The marketed advantage is 4k and HDR. Who exactly goes for that then? The PS4 Slim can and would likely have the same marketing. You say this like sony have marketed what the PS4 Slim can do. Secondly memento mentioned that they both be announced so there is no springing a surprise. What memento is suggesting is exactly the same. You can decide.
Basically nobody if they already own the XB1. Sure, some may pick one up anyway, because they want a cheap UHD BluRay player, or they're just the sort that typically buys console revisions... but the XB1S is
not being sold as any kind of XB1.5. Any performance differences between it and the original console are effectively invisible, and the average person will never even know they are there. Sony couldn't position the Neo in a similar fashion without lowballing the machine so badly that you'd have to question it existence. They would also have to be willing to sell the console at a price that replaces the original console entirely... something they've pretty clearly stated they're not doing.
I don't see anywhere in Memento's post where he says anything about announcing the more powerful console alongside the Neo. He simply says release the Neo as previously planned, and then Holiday 2017, release the new super PS4. If they were going to offer a machine like that, then yes, making sure it's announced before I go buying a Neo would be very, very important... else I'll be
pissed. Either way though, I have an unfavourable choice to make in this scenario. Run the next year with a PS4 less than half the power of others, or buy a Neo (alongside the PSVR I have on order) with the full knowledge that it's a stopgap for one year. The XB1S is simple situation... ignore it and pick up a Scorpio next year.
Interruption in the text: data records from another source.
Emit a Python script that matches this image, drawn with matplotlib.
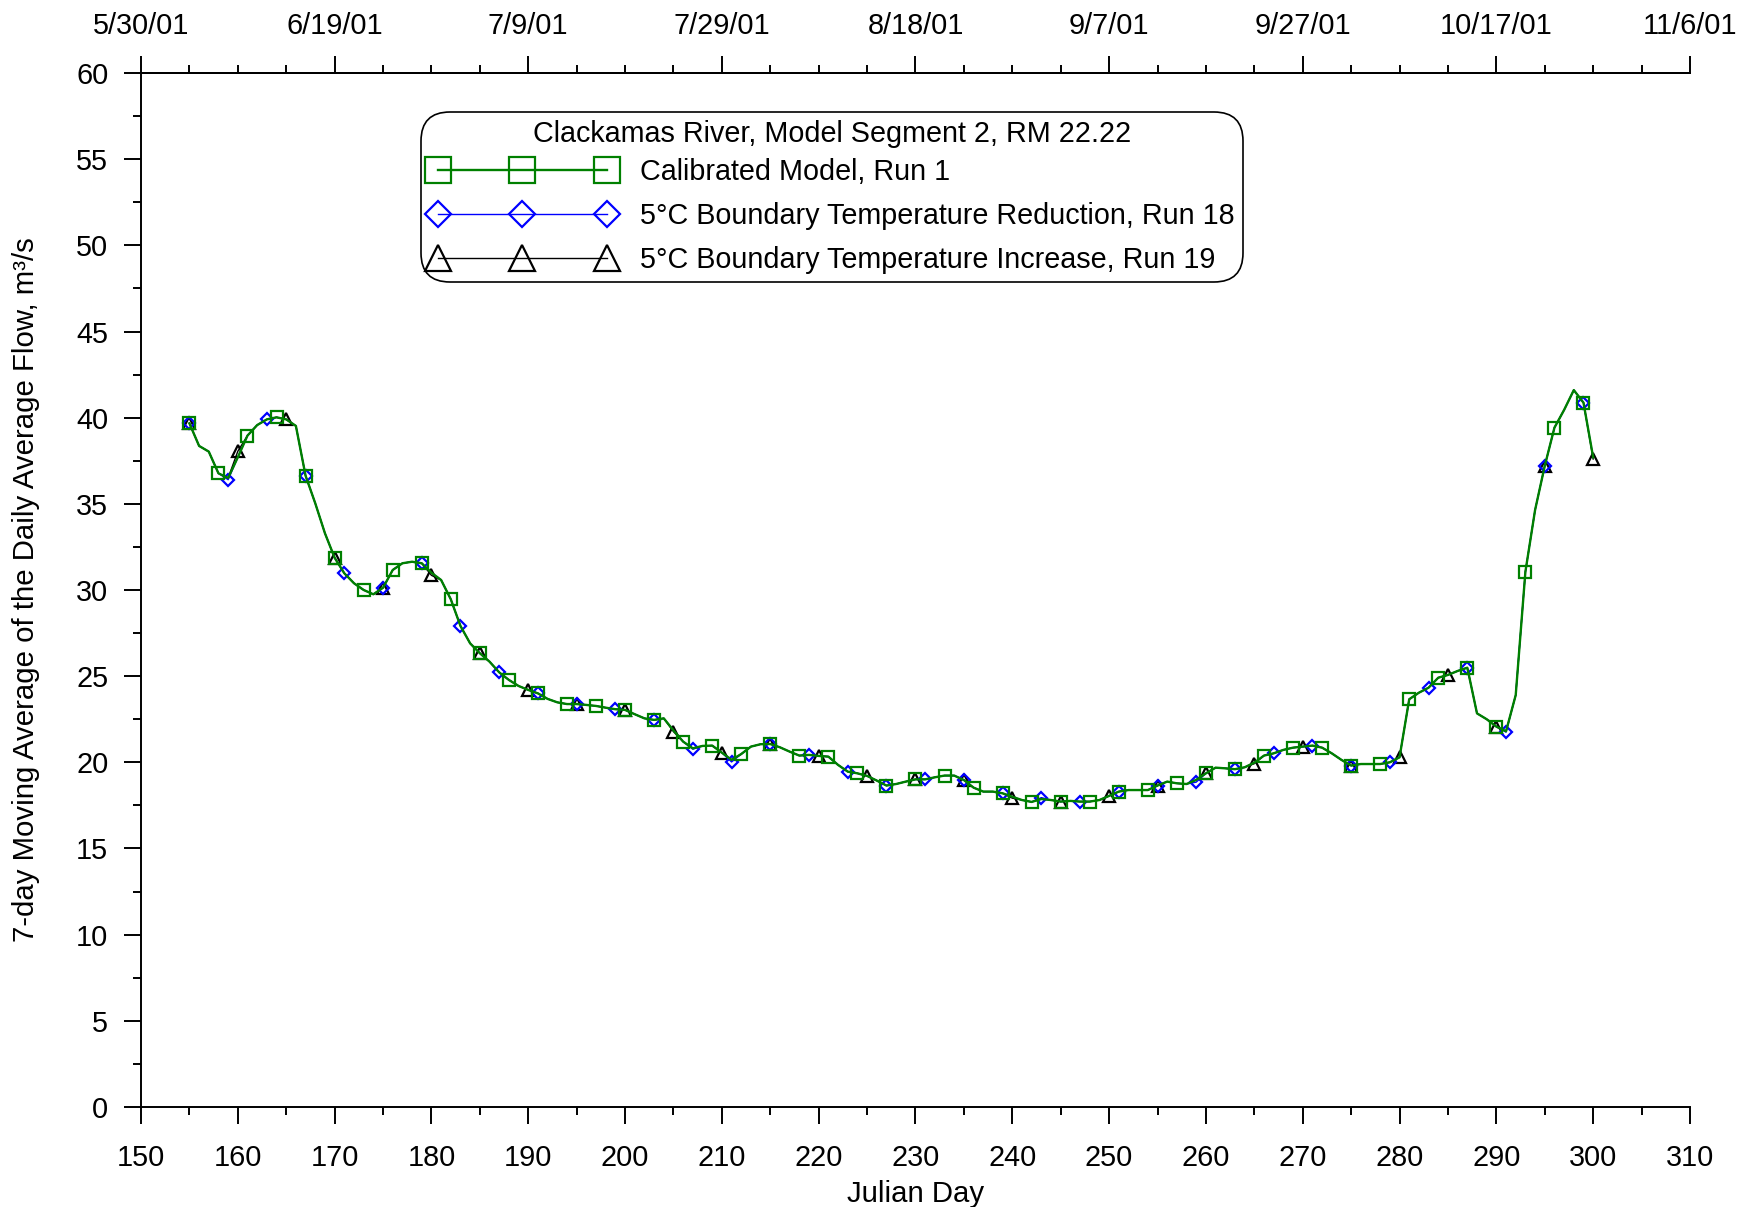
import numpy as np
import matplotlib
matplotlib.use('Agg')
import matplotlib.pyplot as plt
from matplotlib.ticker import MultipleLocator

plt.rcParams['font.family'] = ['Liberation Sans', 'DejaVu Sans']

# ---------------- data ----------------
start_day = 155
run1_flow = [
    39.67, 38.36, 38.03, 36.77, 36.50, 37.70, 38.96, 39.57, 39.90, 40.02,  # 155-164
    39.90, 39.52, 36.63, 35.03, 33.29, 31.87, 30.97, 30.39, 30.00, 29.75,  # 165-174
    30.13, 31.16, 31.55, 31.64, 31.55, 31.00, 30.58, 29.46, 27.91, 26.90,  # 175-184
    26.33, 25.84, 25.22, 24.78, 24.43, 24.20, 24.00, 23.68, 23.48, 23.38,  # 185-194
    23.38, 23.33, 23.27, 23.17, 23.08, 23.04, 22.79, 22.55, 22.46, 22.55,  # 195-204
    21.85, 21.20, 20.81, 20.95, 20.97, 20.56, 20.14, 20.48, 20.91, 21.05,  # 205-214
    21.06, 20.87, 20.62, 20.39, 20.43, 20.37, 20.33, 19.85, 19.46, 19.36,  # 215-224
    19.21, 18.94, 18.65, 18.74, 18.88, 19.01, 19.01, 19.13, 19.23, 19.23,  # 225-234
    18.97, 18.53, 18.30, 18.30, 18.20, 18.00, 17.81, 17.70, 17.87, 17.81,  # 235-244
    17.72, 17.76, 17.72, 17.72, 17.81, 18.05, 18.30, 18.39, 18.39, 18.39,  # 245-254
    18.65, 18.88, 18.78, 18.74, 18.98, 19.36, 19.69, 19.65, 19.60, 19.71,  # 255-264
    19.98, 20.39, 20.52, 20.72, 20.85, 20.91, 20.97, 20.85, 20.52, 20.14,  # 265-274
    19.81, 19.90, 19.90, 19.90, 20.00, 20.29, 23.66, 24.04, 24.33, 24.91,  # 275-284
    25.07, 25.30, 25.49, 22.84, 22.50, 22.07, 21.80, 23.90, 31.06, 34.64,  # 285-294
    37.20, 39.42, 40.45, 41.60, 40.87, 37.70,                              # 295-300
]
# days where the other runs differ visibly from Run 1
run18_changes = {159: 36.40, 207: 20.76, 211: 20.02, 243: 17.95, 259: 18.85, 291: 21.75}
run19_changes = {160: 38.05, 180: 30.85, 205: 21.78, 240: 17.92, 265: 19.92, 300: 37.60}

top_tick_days = [150, 170, 190, 210, 230, 250, 270, 290, 310]
top_labels = ['5/30/01', '6/19/01', '7/9/01', '7/29/01', '8/18/01',
              '9/7/01', '9/27/01', '10/17/01', '11/6/01']

legend_title = 'Clackamas River, Model Segment 2, RM 22.22'
labels = ['Calibrated Model, Run 1',
          '5\u00b0C Boundary Temperature Reduction, Run 18',
          '5\u00b0C Boundary Temperature Increase, Run 19']

days = np.arange(start_day, start_day + len(run1_flow))
run18_flow = list(run1_flow)
for d, v in run18_changes.items():
    run18_flow[d - start_day] = v
run19_flow = list(run1_flow)
for d, v in run19_changes.items():
    run19_flow[d - start_day] = v

FS = 20.8
LFS = 20.7

# ---------------- figure ----------------
fig = plt.figure(figsize=(17.56, 12.07), dpi=100)
ax = fig.add_axes([0.0803, 0.0829, 0.8821, 0.8566])

green = '#008000'
l19, = ax.plot(days, run19_flow, color='black', lw=1.0, marker='^', ms=8.6,
               mfc='none', mec='black', mew=1.6, markevery=5, zorder=2)
l18, = ax.plot(days, run18_flow, color='#0000ff', lw=1.0, marker='D', ms=5.8,
               mfc='none', mec='#0000ff', mew=1.6, markevery=4, zorder=3)
l1, = ax.plot(days, run1_flow, color=green, lw=1.7, marker='s', ms=8.2,
              mfc='none', mec=green, mew=1.6, markevery=3, zorder=4)

ax.set_xlim(150, 310)
ax.set_ylim(0, 60)
ax.xaxis.set_major_locator(MultipleLocator(10))
ax.xaxis.set_minor_locator(MultipleLocator(5))
ax.yaxis.set_major_locator(MultipleLocator(5))
ax.yaxis.set_minor_locator(MultipleLocator(2.5))
ax.tick_params(which='major', direction='out', length=12.5, width=1.4,
               labelsize=FS, pad=11)
ax.tick_params(axis='x', which='major', pad=14)
ax.tick_params(which='minor', direction='out', length=6, width=1.4)
ax.tick_params(axis='x', which='both', top=False)
ax.spines['right'].set_visible(False)
for s in ['left', 'bottom', 'top']:
    ax.spines[s].set_linewidth(1.4)

secax = ax.secondary_xaxis('top')
secax.set_xticks(top_tick_days, labels=top_labels)
secax.xaxis.set_minor_locator(MultipleLocator(5))
secax.tick_params(which='major', direction='out', length=12.5, width=1.4,
                  labelsize=FS, pad=11)
secax.tick_params(which='minor', direction='out', length=6, width=1.4)
secax.spines['top'].set_linewidth(1.4)

ax.set_xlabel('Julian Day', fontsize=21.2)
ax.xaxis.set_label_coords(0.5, -0.0703)
ax.set_ylabel('7-day Moving Average of the Daily Average Flow, m\u00b3/s', fontsize=21.2)
ax.yaxis.set_label_coords(-0.0650, 0.5)

leg = ax.legend([l1, l18, l19], labels, title=legend_title,
                loc='upper left', bbox_to_anchor=(0.181, 0.962),
                numpoints=3, markerscale=2.2, handlelength=6.47,
                handletextpad=0.85, labelspacing=0.55, fontsize=LFS,
                title_fontsize=LFS, fancybox=True, framealpha=1,
                edgecolor='black', borderpad=0.28, borderaxespad=0)
leg._legend_box.sep = 7.0
leg.get_frame().set_linewidth(1.2)
leg.get_frame().set_boxstyle('round', pad=0, rounding_size=1.0)

fig.savefig('out.png', dpi=100)
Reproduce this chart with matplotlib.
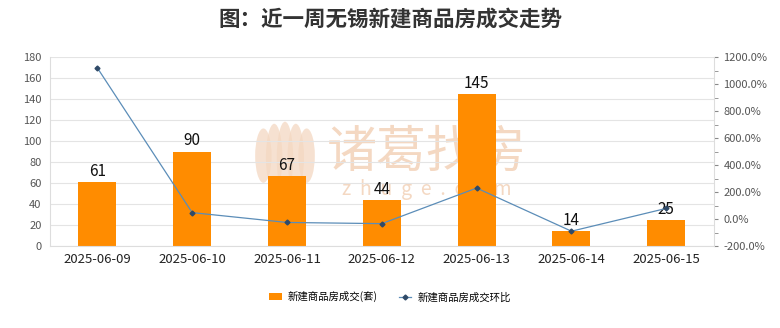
import numpy as np
import matplotlib.pyplot as plt
from matplotlib.patches import Ellipse
from matplotlib.ticker import MultipleLocator, FuncFormatter

plt.rcParams['font.family'] = ['Noto Sans CJK SC', 'DejaVu Sans']

dates = ['2025-06-09', '2025-06-10', '2025-06-11', '2025-06-12',
         '2025-06-13', '2025-06-14', '2025-06-15']
deals = [61, 90, 67, 44, 145, 14, 25]
ring_ratio = [1120.0, 47.5, -25.6, -34.3, 229.5, -90.3, 78.6]

bar_color = '#FF8C00'
line_color = '#5B8DB8'
grid_color = '#E4E4E4'
text_color = '#333333'
mark_color = '#F4D8C2'

fig = plt.figure(figsize=(7.8, 3.28), dpi=100)

# watermark logo: a fan of petals, drawn behind the chart
logo = fig.add_axes([255 / 780, 1 - 195 / 328, 60 / 780, 75 / 328], zorder=0)
logo.set_xlim(-1, 1)
logo.set_ylim(-1, 1)
logo.axis('off')
for dx, dy, w, h in [(-0.72, 0.05, 0.55, 1.45), (-0.36, 0.0, 0.55, 1.8),
                     (0.0, -0.02, 0.55, 1.95), (0.36, 0.0, 0.55, 1.8),
                     (0.72, 0.05, 0.55, 1.45)]:
    logo.add_patch(Ellipse((dx, dy), w, h, color=mark_color, alpha=0.75,
                           linewidth=0))

fig.text(427 / 780, 1 - 153 / 328, '诸葛找房', fontsize=36, color=mark_color,
         ha='center', va='center', zorder=0)
fig.text(427 / 780, 1 - 190 / 328, 'z  h  u  g  e  .  c  o  m', fontsize=14,
         color=mark_color, ha='center', va='center', zorder=0)

ax = fig.add_axes([0.064, 0.25, 0.851, 0.576], zorder=2)
x = np.arange(len(dates))

bars = ax.bar(x, deals, width=0.4, color=bar_color, zorder=2,
              label='新建商品房成交(套)')
for xi, v in zip(x, deals):
    ax.text(xi, v + 2, str(v), ha='center', va='bottom', fontsize=11,
            color='#111111', zorder=5)

ax.set_xlim(-0.5, len(dates) - 0.5)
ax.set_ylim(0, 180)
ax.yaxis.set_major_locator(MultipleLocator(20))
ax.set_xticks(x)
ax.set_xticklabels(dates, fontsize=9.5, color='#222222')
ax.tick_params(axis='y', labelsize=8, colors='#555555', length=0, pad=6)
ax.tick_params(axis='x', length=0, pad=5)
ax.grid(axis='y', color=grid_color, linewidth=0.8, zorder=0)
ax.set_axisbelow(True)
for s in ['top', 'right']:
    ax.spines[s].set_visible(False)
ax.spines['left'].set_color('#DDDDDD')
ax.spines['bottom'].set_color('#DDDDDD')
ax.patch.set_alpha(0)

ax2 = ax.twinx()
ax2.plot(x, ring_ratio, color=line_color, linewidth=0.9, marker='D',
         markersize=2.5, markerfacecolor='#2F4A68', markeredgecolor='#2F4A68',
         zorder=4, label='新建商品房成交环比')
ax2.set_ylim(-200, 1200)
ax2.yaxis.set_major_locator(MultipleLocator(200))
ax2.yaxis.set_minor_locator(MultipleLocator(100))
ax2.yaxis.set_major_formatter(FuncFormatter(lambda v, p: f'{v:.1f}%'))
ax2.tick_params(axis='y', which='both', direction='out', length=3,
                color='#888888', labelsize=8, labelcolor='#555555', pad=4)
for s in ['top', 'left', 'bottom']:
    ax2.spines[s].set_visible(False)
ax2.spines['right'].set_color('#DDDDDD')

fig.suptitle('图：近一周无锡新建商品房成交走势', y=0.975, fontsize=15.5,
             fontweight='bold', color=text_color)

handles = [bars, ax2.get_lines()[0]]
fig.legend(handles, [h.get_label() for h in handles], loc='center',
           bbox_to_anchor=(0.5, 0.095), ncol=2, frameon=False, fontsize=7.5,
           handlelength=1.2, handletextpad=0.6, columnspacing=2.0)

fig.savefig('out.png', dpi=100)
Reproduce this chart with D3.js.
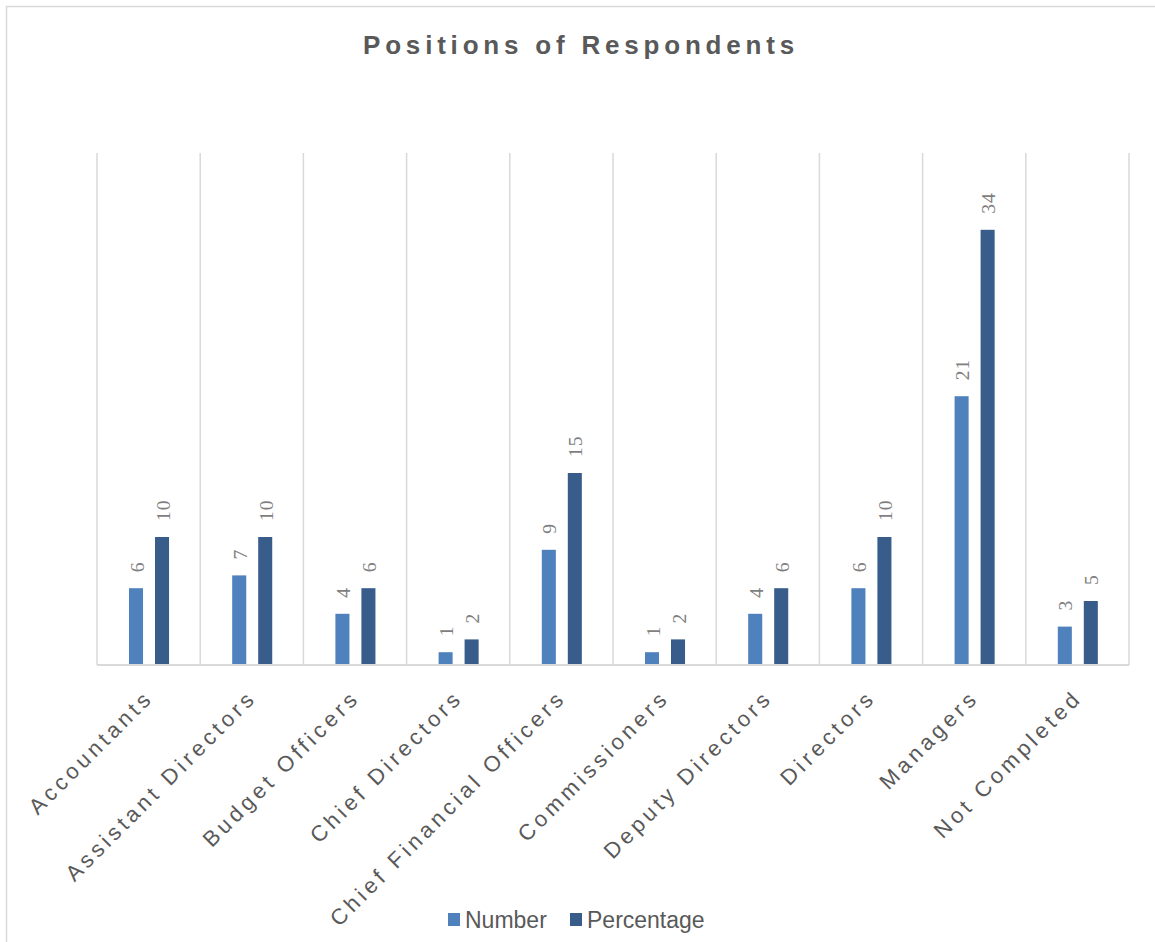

I know the Scorpio is on the way, and I know that for all intents and purposes, my current XB1 is functionally identical to the slim revision. I'm not going to feel that way about a Neo regardless of if there's another console following it or not. It's more than double the performance of the PS4 I currently own, and is having a separate performance profile mandated for future software.
There are often small things that differentiate a new revision of a console from the prior version. The HDMI port on the 360 (and consequently its ability to output 1080p) is an example. Being on a whole different performance spectrum isn't typically one of them, and that'll push people to upgrade that wouldn't typically purchase a slim model for the same reasons. Doing that twice in the span of a year... not a good look.
As I said though, Sony would reveal both consoles at the PlayStation Meeting on Setempber.
Ah. missed that post. The rest of the above remains an issue though.